4) Taste of Home: Casseroles, Slow Cooker, & Soups
One-pot meals are a beginning cook’s best friend, and this cookbook is filled with 536 of them! The book is broken into three sections – casseroles, slow cooker recipes, and soups – with each of these sections further categorized by dish type. The thorough indexes at the back of the book make it easy to search for recipes by ingredient and recipe title. More than half of the recipes are accompanied by a beautiful photograph, and all of the recipes include a brief introduction from the home cook who originally contributed the recipe to Taste of Home. This is not a gourmet cookbook – there are no fancy ingredients or elaborate preparations – but it offers delicious and comforting recipes that were accessible to me as a kitchen newbie.

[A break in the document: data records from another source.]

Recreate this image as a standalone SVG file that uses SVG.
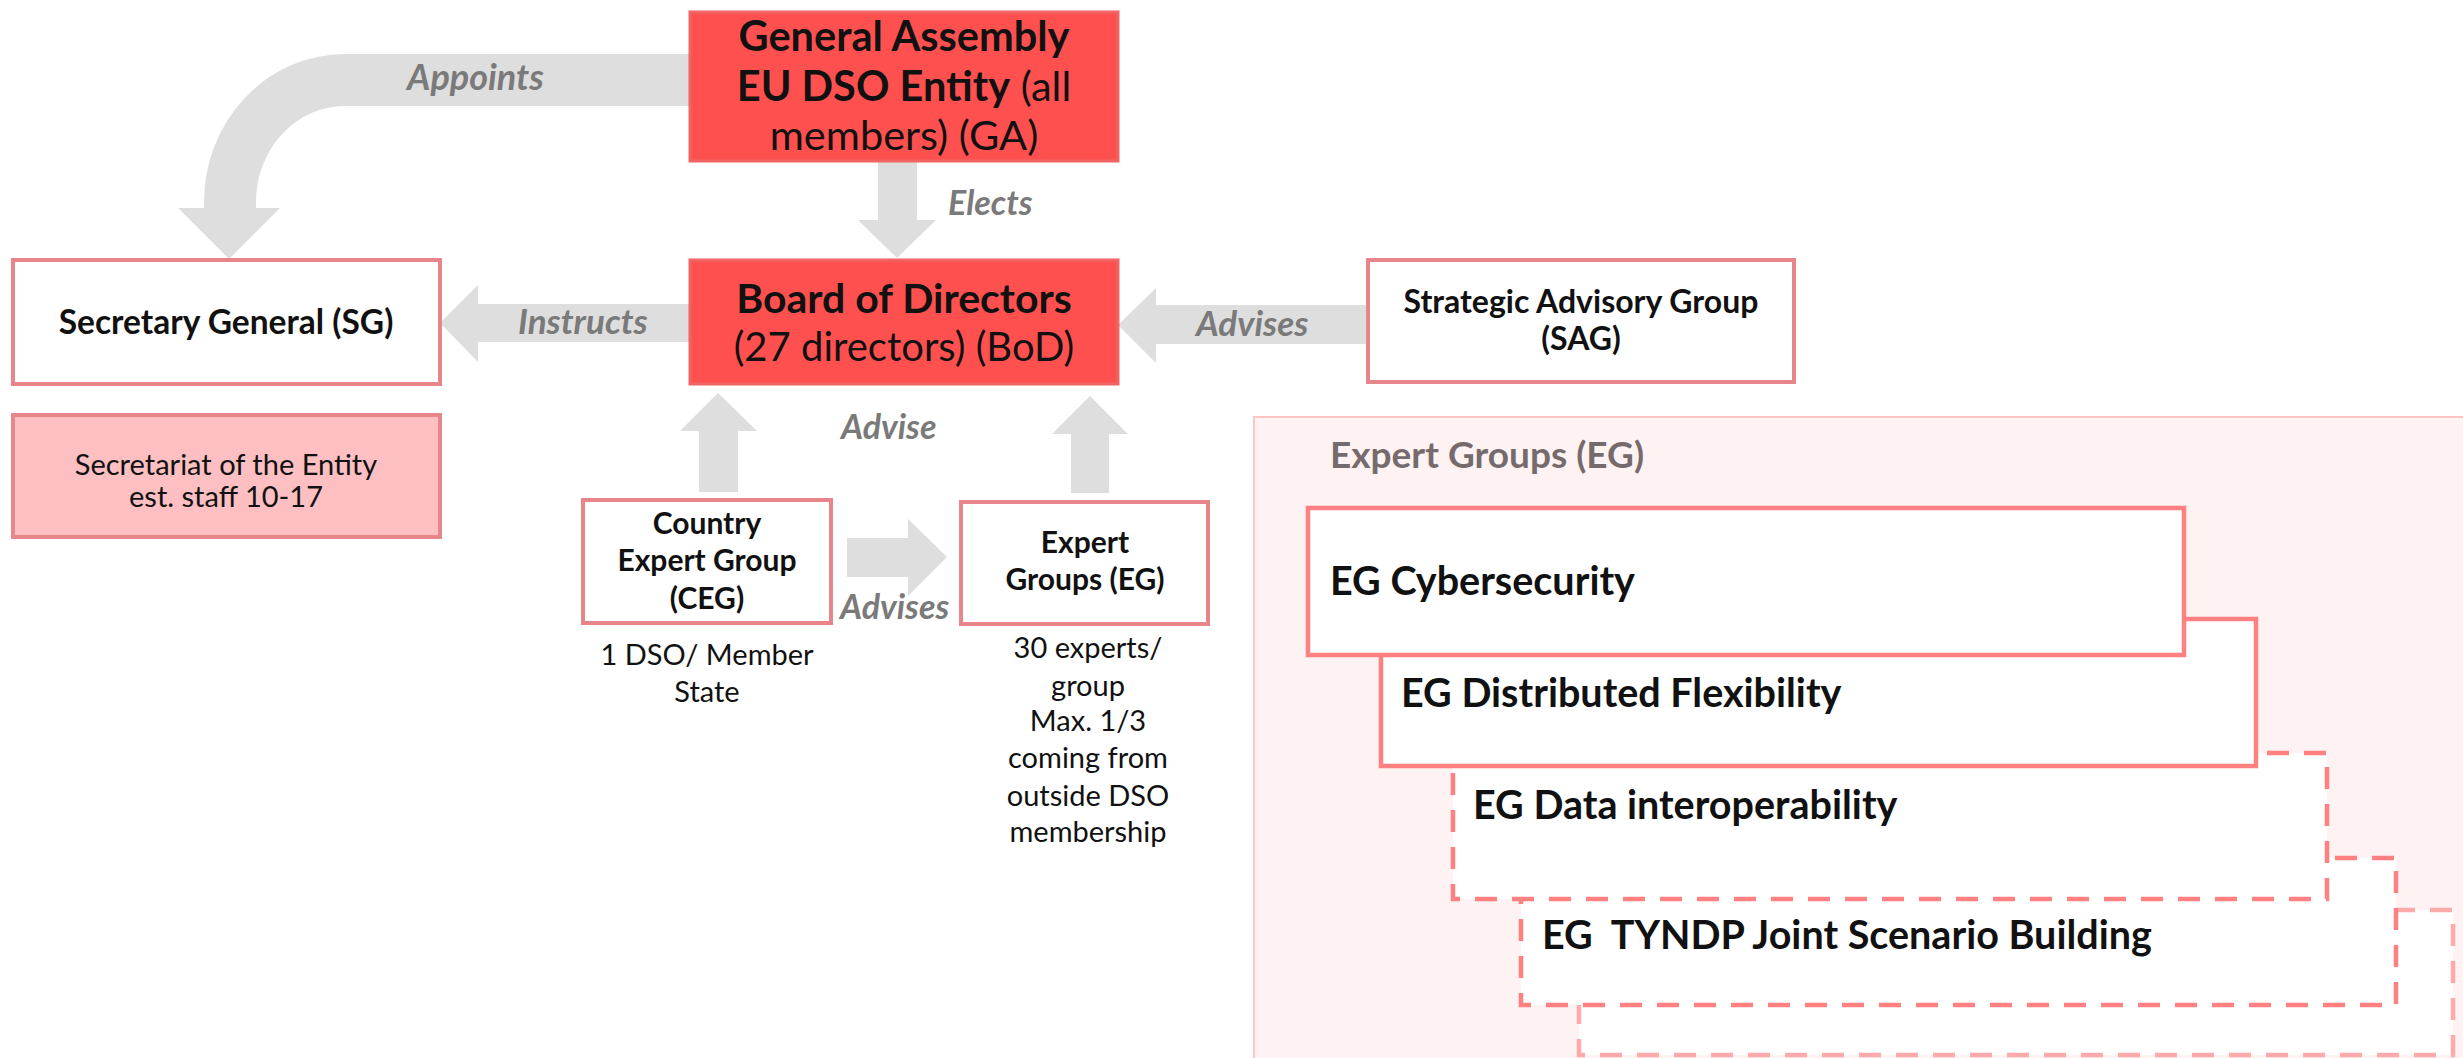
<svg xmlns="http://www.w3.org/2000/svg" width="2463" height="1058" viewBox="0 0 2463 1058">
<style>
text{font-family:"Lato","Liberation Sans",sans-serif;fill:#111}
.b{font-weight:bold}
.r{font-weight:normal}
.lbl{font-weight:bold;font-style:italic;fill:#7a7a7a}
.arrow{fill:#dedede}
.red{fill:#ff5050;stroke:#f26464;stroke-width:3}
.wbox{fill:#fff;stroke:#e8858b;stroke-width:4}
.eg{fill:#fff;stroke:#ff8080;stroke-width:4.5}
.egd{fill:#fff;stroke:#ff8080;stroke-width:4.5;stroke-dasharray:22 15}
.egl{fill:#fff;stroke:#ffaaaa;stroke-width:4.5;stroke-dasharray:22 15}
.c{text-anchor:middle}
</style>
<rect width="2463" height="1058" fill="#fff"/>

<g id="eg-container">
<rect x="1254" y="417" width="1230" height="660" fill="#fef2f2" stroke="#ffc4c4" stroke-width="2"/>
<text x="1330" y="468" class="b" font-size="37" style="fill:#766b6c">Expert Groups (EG)</text>
</g>

<g id="eg5"><rect class="egl" x="1579" y="910" width="874" height="145"/></g>
<g id="eg4"><rect class="egd" x="1521" y="858" width="875" height="147"/>
<text x="1542" y="949" class="b" font-size="39.5" xml:space="preserve">EG  TYNDP Joint Scenario Building</text></g>
<g id="eg3"><rect class="egd" x="1453" y="753" width="874" height="146"/>
<text x="1473" y="819" class="b" font-size="39.5">EG Data interoperability</text></g>
<g id="eg2"><rect class="eg" x="1381" y="619" width="875" height="147"/>
<text x="1401" y="707" class="b" font-size="39.5">EG Distributed Flexibility</text></g>
<g id="eg1"><rect class="eg" x="1308" y="508" width="876" height="147"/>
<text x="1330" y="595" class="b" font-size="39.5">EG Cybersecurity</text></g>

<g id="connectors">
<path d="M690,80 H345 A115,122 0 0 0 230,202 V212" fill="none" stroke="#dedede" stroke-width="52"/>
<polygon class="arrow" points="178,208 280,208 229,259"/>
<polygon class="arrow" points="878,161 917,161 917,220 936,220 897,258 858,220 878,220"/>
<polygon class="arrow" points="690,304 478,304 478,285 440,323 478,362 478,342 690,342"/>
<polygon class="arrow" points="1368,305 1156,305 1156,288 1118,325 1156,363 1156,344 1368,344"/>
<polygon class="arrow" points="699,492 699,431 680,431 718,393 757,431 738,431 738,492"/>
<polygon class="arrow" points="1071,493 1071,434 1052,434 1090,396 1128,434 1109,434 1109,493"/>
<polygon class="arrow" points="847,538 908,538 908,519 947,557 908,596 908,577 847,577"/>
<text x="407" y="90" class="lbl" font-size="36">Appoints</text>
<text x="948" y="215" class="lbl" font-size="34">Elects</text>
<text x="518" y="334" class="lbl" font-size="35">Instructs</text>
<text x="1196" y="336" class="lbl" font-size="35">Advises</text>
<text x="841" y="439" class="lbl" font-size="34">Advise</text>
<text x="840" y="619" class="lbl" font-size="34">Advises</text>
</g>

<g id="ga">
<rect class="red" x="690" y="12" width="428" height="149"/>
<text x="904" y="51" class="b c" font-size="41.5">General Assembly</text>
<text x="904" y="101" class="c" font-size="41.5"><tspan class="b">EU DSO Entity</tspan><tspan class="r"> (all</tspan></text>
<text x="904" y="150" class="r c" font-size="41.5">members) (GA)</text>
</g>

<g id="bod">
<rect class="red" x="690" y="260" width="428" height="124"/>
<text x="904" y="313" class="b c" font-size="41">Board of Directors</text>
<text x="904" y="361" class="r c" font-size="40">(27 directors) (BoD)</text>
</g>

<g id="sg">
<rect class="wbox" x="13" y="260" width="427" height="124"/>
<text x="226" y="334" class="b c" font-size="33.5">Secretary General (SG)</text>
</g>

<g id="secretariat">
<rect x="13" y="415" width="427" height="122" fill="#fdbfc2" stroke="#e8868b" stroke-width="4"/>
<text x="226" y="475" class="r c" font-size="29">Secretariat of the Entity</text>
<text x="226" y="507" class="r c" font-size="29">est. staff 10-17</text>
</g>

<g id="sag">
<rect class="wbox" x="1368" y="260" width="426" height="122"/>
<text x="1581" y="313" class="b c" font-size="32">Strategic Advisory Group</text>
<text x="1581" y="350" class="b c" font-size="32">(SAG)</text>
</g>

<g id="ceg">
<rect class="wbox" x="583" y="500" width="248" height="123"/>
<text x="707" y="534" class="b c" font-size="30">Country</text>
<text x="707" y="571" class="b c" font-size="30">Expert Group</text>
<text x="707" y="609" class="b c" font-size="30">(CEG)</text>
<text x="707" y="665" class="r c" font-size="29">1 DSO/ Member</text>
<text x="707" y="702" class="r c" font-size="29">State</text>
</g>

<g id="eg">
<rect class="wbox" x="961" y="502" width="247" height="122"/>
<text x="1085" y="553" class="b c" font-size="30">Expert</text>
<text x="1085" y="590" class="b c" font-size="30">Groups (EG)</text>
<text x="1088" y="658" class="r c" font-size="29">30 experts/</text>
<text x="1088" y="696" class="r c" font-size="29">group</text>
<text x="1088" y="731" class="r c" font-size="29">Max. 1/3</text>
<text x="1088" y="768" class="r c" font-size="29">coming from</text>
<text x="1088" y="806" class="r c" font-size="29">outside DSO</text>
<text x="1088" y="842" class="r c" font-size="29">membership</text>
</g>
</svg>
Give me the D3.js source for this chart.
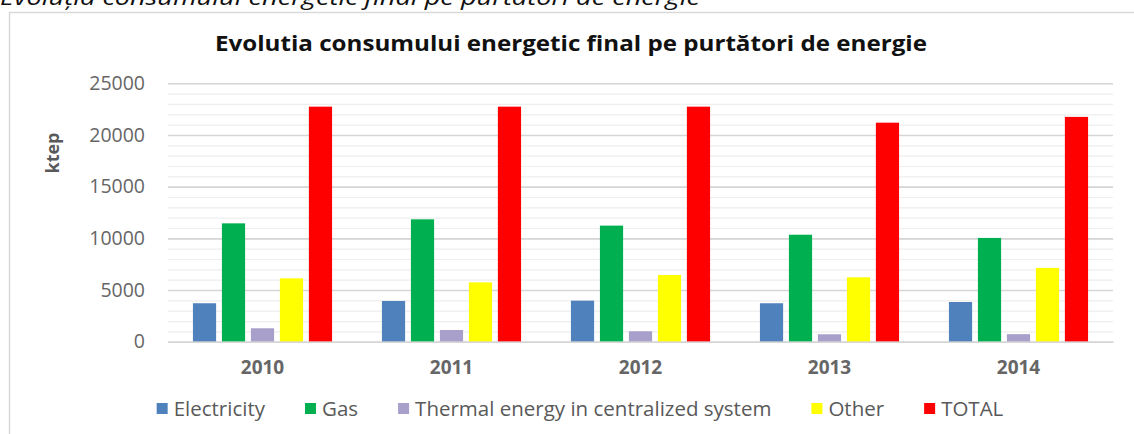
<!DOCTYPE html>
<html>
<head>
<meta charset="utf-8">
<style>
  body { margin: 0; background: white; }
  svg { font-family: 'Open Sans', sans-serif; display: block; }
  .grid-minor line { stroke: #eeeeee; stroke-width: 1.2px; }
  .grid-major line { stroke: #d6d6d6; stroke-width: 1.6px; }
  .axis text { fill: #666666; }
</style>
</head>
<body>
<script src="https://d3js.org/d3.v7.min.js"></script>
<div id="my_dataviz"></div>
<script>

// data (ktep)
var years = ["2010", "2011", "2012", "2013", "2014"];
var seriesNames = ["Electricity", "Gas", "Thermal energy in centralized system", "Other", "TOTAL"];
var seriesColors = ["#4f81bd", "#00b050", "#a99fcb", "#ffff00", "#ff0000"];
var electricity = [3720, 3940, 3970, 3720, 3840];
var gas = [11450, 11840, 11230, 10350, 10040];
var thermal = [1300, 1130, 1010, 720, 730];
var other = [6130, 5740, 6450, 6230, 7140];
var total = [22740, 22740, 22740, 21190, 21750];
var yTicks = [0, 5000, 10000, 15000, 20000, 25000];

var allSeries = [electricity, gas, thermal, other, total];

var width = 1134, height = 434;
var margin = {top: 83.3, right: 21, bottom: 92.3, left: 168};
var plotW = width - margin.left - margin.right,
    plotH = height - margin.top - margin.bottom;

var svg = d3.select("#my_dataviz")
  .append("svg")
    .attr("width", width)
    .attr("height", height);

// page caption, cut off at the top like in the source document
svg.append("text")
    .attr("x", 0)
    .attr("y", 5)
    .attr("textLength", 700)
    .attr("lengthAdjust", "spacingAndGlyphs")
    .style("font-size", "21px")
    .style("font-style", "italic")
    .attr("fill", "#111")
    .text("Evoluția consumului energetic final pe purtători de energie");

// chart frame
svg.append("rect")
    .attr("x", 9.5)
    .attr("y", 12.5)
    .attr("width", 1200)
    .attr("height", 600)
    .attr("fill", "none")
    .attr("stroke", "#d9d9d9")
    .attr("stroke-width", 1.5);

svg.append("text")
    .attr("x", 571)
    .attr("y", 51)
    .attr("text-anchor", "middle")
    .attr("textLength", 712)
    .attr("lengthAdjust", "spacingAndGlyphs")
    .style("font-size", "21px")
    .style("font-weight", "bold")
    .attr("fill", "#111")
    .text("Evolutia consumului energetic final pe purtători de energie");

var g = svg.append("g")
    .attr("transform", "translate(" + margin.left + "," + margin.top + ")");

var y = d3.scaleLinear()
    .domain([0, 25000])
    .range([plotH, 0]);

// minor gridlines every 1000
g.append("g")
    .attr("class", "grid-minor")
    .call(d3.axisLeft(y).tickValues(d3.range(0, 25001, 1000)).tickSize(-plotW).tickFormat(""))
    .call(function(s) { s.select(".domain").remove(); });

// major gridlines every 5000
g.append("g")
    .attr("class", "grid-major")
    .call(d3.axisLeft(y).tickValues(yTicks).tickSize(-plotW).tickFormat(""))
    .call(function(s) { s.select(".domain").remove(); });

// y labels
g.append("g")
    .attr("class", "axis")
    .call(d3.axisLeft(y).tickValues(yTicks).tickSize(0).tickPadding(23).tickFormat(d3.format("d")))
    .call(function(s) {
      s.select(".domain").remove();
      s.selectAll("text").style("font-size", "19.5px").style("font-family", "'Open Sans', sans-serif");
    });

svg.append("text")
    .attr("transform", "translate(59,153) rotate(-90)")
    .attr("text-anchor", "middle")
    .style("font-size", "18px")
    .style("font-weight", "bold")
    .attr("fill", "#595959")
    .text("ktep");

var x0 = d3.scaleBand()
    .domain(years)
    .range([0, plotW]);

var x1 = d3.scaleBand()
    .domain(seriesNames)
    .range([0, x0.bandwidth()])
    .paddingInner(0.2)
    .paddingOuter(0.86);

var groups = g.selectAll(".year")
  .data(years)
  .enter()
  .append("g")
    .attr("transform", function(d) { return "translate(" + x0(d) + ",0)"; });

groups.selectAll("rect")
  .data(function(d, i) {
    return seriesNames.map(function(name, k) { return {name: name, value: allSeries[k][i], color: seriesColors[k]}; });
  })
  .enter()
  .append("rect")
    .attr("x", function(d) { return x1(d.name); })
    .attr("y", function(d) { return y(d.value); })
    .attr("width", x1.bandwidth())
    .attr("height", function(d) { return plotH - y(d.value); })
    .attr("fill", function(d) { return d.color; });

// x axis
g.append("g")
    .attr("class", "axis")
    .attr("transform", "translate(0," + plotH + ")")
    .call(d3.axisBottom(x0).tickSize(0).tickPadding(19))
    .call(function(s) {
      s.select(".domain").attr("stroke", "#d6d6d6").attr("stroke-width", 1.6);
      s.selectAll("text")
        .style("font-size", "19px")
        .style("font-weight", "bold")
        .style("font-family", "'Open Sans', sans-serif")
        .attr("fill", "#595959");
    });

// legend
var legend = svg.append("g");
var items = legend.selectAll(".item")
  .data(seriesNames)
  .enter()
  .append("g");

items.append("rect")
    .attr("y", -6)
    .attr("width", 11)
    .attr("height", 11)
    .attr("fill", function(d, i) { return seriesColors[i]; });

items.append("text")
    .attr("x", 17)
    .attr("y", 6.5)
    .style("font-size", "20.5px")
    .attr("fill", "#595959")
    .text(function(d) { return d; });

var gap = 40, cursor = 0;
items.each(function() {
  var it = d3.select(this);
  it.attr("transform", "translate(" + cursor + ",0)");
  cursor += 17 + it.select("text").node().getComputedTextLength() + gap;
});
var legendW = cursor - gap;
legend.attr("transform", "translate(" + (580 - legendW / 2) + ",409)");

</script>
</body>
</html>
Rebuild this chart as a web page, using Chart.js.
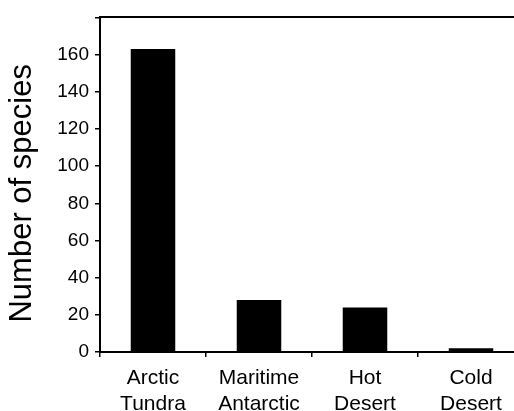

A cook without ingredients is . . . well, she’s hungry. In my early cooking days, I quickly learned that in order to crank out the recipes, I had to get my grocery shopping act together. One very useful tool was the Grocery IQ app, which allowed me to add ingredients to my grocery list as I planned out our meals. I also got in the habit of adding kitchen staples to my list as soon as I used them up. I love that this app organizes my groceries by category and even allows me to have separate lists for different stores. Because my husband and I share an account, he is able to add an item to the list and it immediately appears on my phone. So convenient! Sometimes I wonder how people ever got their grocery shopping done without a digital grocery list!
In the five years since I first stepped foot in the kitchen, I have grown less dependent on these resources, but every one of them remains in my arsenal of tools that help me to grow as a cook. I may never be a master chef, but I now proudly consider myself a decent home cook. My no-longer-hungry husband thanks me.